You may notice the weird possible "string" type as well. This is to allow the (added in a previous commit) distinction between mapping values based on data (i.e. an argument of in aes), setting to a constant value (in case of size by giving a number) or setting, but based on a DF column. If a string is given, it's interpreted as referring to a column of the input dataframe. The values found in that column will then be used explicitly to set the scale.

For Color scales (fill and color) we also go one step further and now allow to set colors not only by providing chroma.Color types, but also by using int values (interpreted as uint32 colors) and string based colors (by treating them as HTML valid color strings).

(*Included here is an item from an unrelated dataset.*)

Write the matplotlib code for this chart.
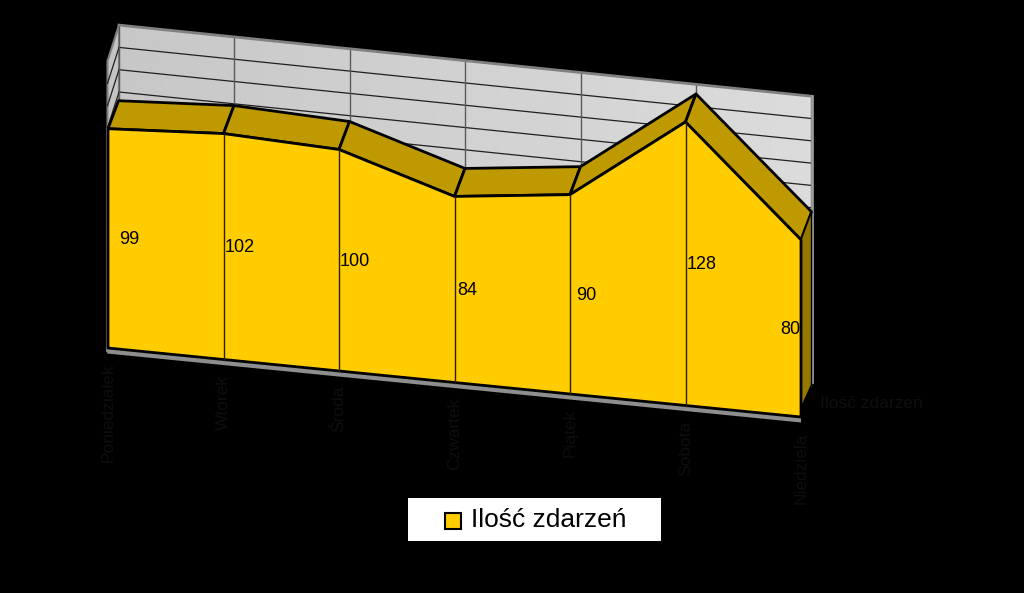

This means code as follows is now possible:

import ggplotnim

let df = toDf({ "x" : @[1, 2, 3, 4], "y" : @[1, 2, 3, 4],
                "colors" : @["red", "green", "blue", "#FF00FF"]})
ggplot(df, aes("x", "y")) +
  geom_point(aes = aes(color = "colors"), size = 12.3) +
  scale_color_identity() +
  ggsave("/tmp/colors_manual.pdf")
ggplot(df, aes("x", "y")) +
  geom_point(color = "colors", size = 12.3, alpha = 0.6) +
  ggsave("/tmp/colors_automatic.pdf")

Note the usage of referring to a column in the color argument, either as an aes (as usual) and then telling it to treat the scale color as the identity, or by just explicitly setting a color to a string ↦ interpreted as a column, because "colors" is not a valid HTML color itself. In addition we see the usage of explicitly setting sizes & alphas based on pure numbers instead of Option[float].